No images are to be carried over; print all other material exactly as it stands.

═══ Supplied material

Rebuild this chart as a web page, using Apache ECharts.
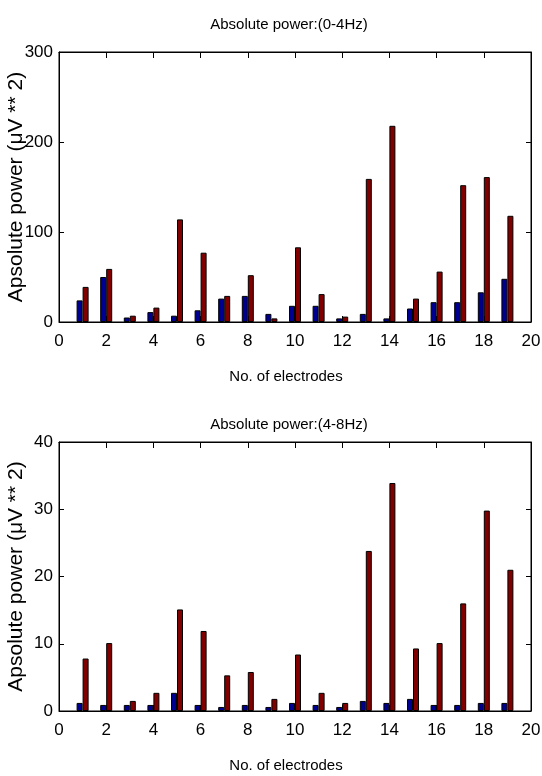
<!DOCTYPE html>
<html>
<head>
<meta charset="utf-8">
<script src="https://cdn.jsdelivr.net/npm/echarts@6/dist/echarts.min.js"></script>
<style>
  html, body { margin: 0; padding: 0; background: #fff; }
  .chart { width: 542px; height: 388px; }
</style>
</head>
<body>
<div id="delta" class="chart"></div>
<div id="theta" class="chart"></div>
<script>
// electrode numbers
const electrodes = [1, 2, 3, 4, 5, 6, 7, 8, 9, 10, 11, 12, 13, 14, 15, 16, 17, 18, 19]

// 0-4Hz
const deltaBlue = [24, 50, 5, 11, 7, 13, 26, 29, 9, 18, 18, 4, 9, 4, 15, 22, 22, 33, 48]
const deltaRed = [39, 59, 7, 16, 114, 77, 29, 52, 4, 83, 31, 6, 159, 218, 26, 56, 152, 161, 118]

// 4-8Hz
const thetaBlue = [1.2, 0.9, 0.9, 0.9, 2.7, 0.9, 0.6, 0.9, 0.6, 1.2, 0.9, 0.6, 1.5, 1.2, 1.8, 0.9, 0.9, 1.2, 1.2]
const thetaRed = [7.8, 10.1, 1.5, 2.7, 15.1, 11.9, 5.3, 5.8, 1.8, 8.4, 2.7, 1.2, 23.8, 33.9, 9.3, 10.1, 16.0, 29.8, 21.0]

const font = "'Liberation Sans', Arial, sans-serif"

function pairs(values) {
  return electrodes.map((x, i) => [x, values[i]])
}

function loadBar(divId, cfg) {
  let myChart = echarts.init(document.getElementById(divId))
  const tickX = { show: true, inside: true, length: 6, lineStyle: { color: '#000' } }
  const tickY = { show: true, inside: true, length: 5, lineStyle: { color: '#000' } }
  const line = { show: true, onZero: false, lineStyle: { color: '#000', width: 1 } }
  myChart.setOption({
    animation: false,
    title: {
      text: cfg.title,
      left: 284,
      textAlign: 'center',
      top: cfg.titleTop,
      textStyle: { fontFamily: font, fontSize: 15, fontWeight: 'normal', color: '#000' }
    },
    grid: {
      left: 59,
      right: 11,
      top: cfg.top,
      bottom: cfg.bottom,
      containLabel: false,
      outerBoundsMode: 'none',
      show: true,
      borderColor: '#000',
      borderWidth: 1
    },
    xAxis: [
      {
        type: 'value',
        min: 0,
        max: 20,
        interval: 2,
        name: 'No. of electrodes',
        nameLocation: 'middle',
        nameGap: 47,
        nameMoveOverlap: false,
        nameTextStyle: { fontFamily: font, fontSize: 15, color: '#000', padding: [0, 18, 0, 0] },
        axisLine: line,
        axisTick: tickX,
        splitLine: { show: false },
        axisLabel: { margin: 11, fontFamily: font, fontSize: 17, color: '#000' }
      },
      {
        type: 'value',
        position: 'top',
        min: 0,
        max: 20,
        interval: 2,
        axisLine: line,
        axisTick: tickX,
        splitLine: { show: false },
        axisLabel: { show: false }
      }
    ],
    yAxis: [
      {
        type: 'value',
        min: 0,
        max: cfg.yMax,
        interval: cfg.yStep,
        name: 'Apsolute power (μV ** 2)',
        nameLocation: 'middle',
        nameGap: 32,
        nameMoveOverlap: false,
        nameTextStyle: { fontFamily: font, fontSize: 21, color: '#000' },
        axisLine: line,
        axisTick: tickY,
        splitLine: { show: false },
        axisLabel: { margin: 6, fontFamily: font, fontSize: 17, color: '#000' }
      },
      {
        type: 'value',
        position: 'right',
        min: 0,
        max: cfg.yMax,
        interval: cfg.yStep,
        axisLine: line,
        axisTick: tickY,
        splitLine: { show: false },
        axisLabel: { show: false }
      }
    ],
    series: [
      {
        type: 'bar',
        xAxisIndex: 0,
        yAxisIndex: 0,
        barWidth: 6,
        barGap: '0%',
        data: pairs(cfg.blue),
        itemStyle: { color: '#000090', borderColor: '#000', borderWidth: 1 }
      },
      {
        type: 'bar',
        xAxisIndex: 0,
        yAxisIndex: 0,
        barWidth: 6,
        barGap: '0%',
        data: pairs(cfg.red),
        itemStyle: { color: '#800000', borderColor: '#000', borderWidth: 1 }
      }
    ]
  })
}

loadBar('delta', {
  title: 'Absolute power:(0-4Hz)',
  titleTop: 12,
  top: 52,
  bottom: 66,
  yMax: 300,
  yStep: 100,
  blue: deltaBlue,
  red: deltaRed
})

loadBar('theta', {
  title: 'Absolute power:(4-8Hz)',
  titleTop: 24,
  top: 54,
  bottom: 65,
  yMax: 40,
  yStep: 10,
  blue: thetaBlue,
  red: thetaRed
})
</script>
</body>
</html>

══════

| Result of this task |
Rebuild this chart as a web page, using Apache ECharts.
<!DOCTYPE html>
<html>
<head>
<meta charset="utf-8">
<script src="https://cdn.jsdelivr.net/npm/echarts@6/dist/echarts.min.js"></script>
<style>
  html, body { margin: 0; padding: 0; background: #fff; }
  .chart { width: 542px; height: 388px; }
</style>
</head>
<body>
<div id="delta" class="chart"></div>
<div id="theta" class="chart"></div>
<script>
// electrode numbers
const electrodes = [1, 2, 3, 4, 5, 6, 7, 8, 9, 10, 11, 12, 13, 14, 15, 16, 17, 18, 19]

// 0-4Hz
const deltaBlue = [24, 50, 5, 11, 7, 13, 26, 29, 9, 18, 18, 4, 9, 4, 15, 22, 22, 33, 48]
const deltaRed = [39, 59, 7, 16, 114, 77, 29, 52, 4, 83, 31, 6, 159, 218, 26, 56, 152, 161, 118]

// 4-8Hz
const thetaBlue = [1.2, 0.9, 0.9, 0.9, 2.7, 0.9, 0.6, 0.9, 0.6, 1.2, 0.9, 0.6, 1.5, 1.2, 1.8, 0.9, 0.9, 1.2, 1.2]
const thetaRed = [7.8, 10.1, 1.5, 2.7, 15.1, 11.9, 5.3, 5.8, 1.8, 8.4, 2.7, 1.2, 23.8, 33.9, 9.3, 10.1, 16.0, 29.8, 21.0]

const font = "'Liberation Sans', Arial, sans-serif"

function pairs(values) {
  return electrodes.map((x, i) => [x, values[i]])
}

function loadBar(divId, cfg) {
  let myChart = echarts.init(document.getElementById(divId))
  const tickX = { show: true, inside: true, length: 6, lineStyle: { color: '#000' } }
  const tickY = { show: true, inside: true, length: 5, lineStyle: { color: '#000' } }
  const line = { show: true, onZero: false, lineStyle: { color: '#000', width: 1 } }
  myChart.setOption({
    animation: false,
    title: {
      text: cfg.title,
      left: 284,
      textAlign: 'center',
      top: cfg.titleTop,
      textStyle: { fontFamily: font, fontSize: 15, fontWeight: 'normal', color: '#000' }
    },
    grid: {
      left: 59,
      right: 11,
      top: cfg.top,
      bottom: cfg.bottom,
      containLabel: false,
      outerBoundsMode: 'none',
      show: true,
      borderColor: '#000',
      borderWidth: 1
    },
    xAxis: [
      {
        type: 'value',
        min: 0,
        max: 20,
        interval: 2,
        name: 'No. of electrodes',
        nameLocation: 'middle',
        nameGap: 47,
        nameMoveOverlap: false,
        nameTextStyle: { fontFamily: font, fontSize: 15, color: '#000', padding: [0, 18, 0, 0] },
        axisLine: line,
        axisTick: tickX,
        splitLine: { show: false },
        axisLabel: { margin: 11, fontFamily: font, fontSize: 17, color: '#000' }
      },
      {
        type: 'value',
        position: 'top',
        min: 0,
        max: 20,
        interval: 2,
        axisLine: line,
        axisTick: tickX,
        splitLine: { show: false },
        axisLabel: { show: false }
      }
    ],
    yAxis: [
      {
        type: 'value',
        min: 0,
        max: cfg.yMax,
        interval: cfg.yStep,
        name: 'Apsolute power (μV ** 2)',
        nameLocation: 'middle',
        nameGap: 32,
        nameMoveOverlap: false,
        nameTextStyle: { fontFamily: font, fontSize: 21, color: '#000' },
        axisLine: line,
        axisTick: tickY,
        splitLine: { show: false },
        axisLabel: { margin: 6, fontFamily: font, fontSize: 17, color: '#000' }
      },
      {
        type: 'value',
        position: 'right',
        min: 0,
        max: cfg.yMax,
        interval: cfg.yStep,
        axisLine: line,
        axisTick: tickY,
        splitLine: { show: false },
        axisLabel: { show: false }
      }
    ],
    series: [
      {
        type: 'bar',
        xAxisIndex: 0,
        yAxisIndex: 0,
        barWidth: 6,
        barGap: '0%',
        data: pairs(cfg.blue),
        itemStyle: { color: '#000090', borderColor: '#000', borderWidth: 1 }
      },
      {
        type: 'bar',
        xAxisIndex: 0,
        yAxisIndex: 0,
        barWidth: 6,
        barGap: '0%',
        data: pairs(cfg.red),
        itemStyle: { color: '#800000', borderColor: '#000', borderWidth: 1 }
      }
    ]
  })
}

loadBar('delta', {
  title: 'Absolute power:(0-4Hz)',
  titleTop: 12,
  top: 52,
  bottom: 66,
  yMax: 300,
  yStep: 100,
  blue: deltaBlue,
  red: deltaRed
})

loadBar('theta', {
  title: 'Absolute power:(4-8Hz)',
  titleTop: 24,
  top: 54,
  bottom: 65,
  yMax: 40,
  yStep: 10,
  blue: thetaBlue,
  red: thetaRed
})
</script>
</body>
</html>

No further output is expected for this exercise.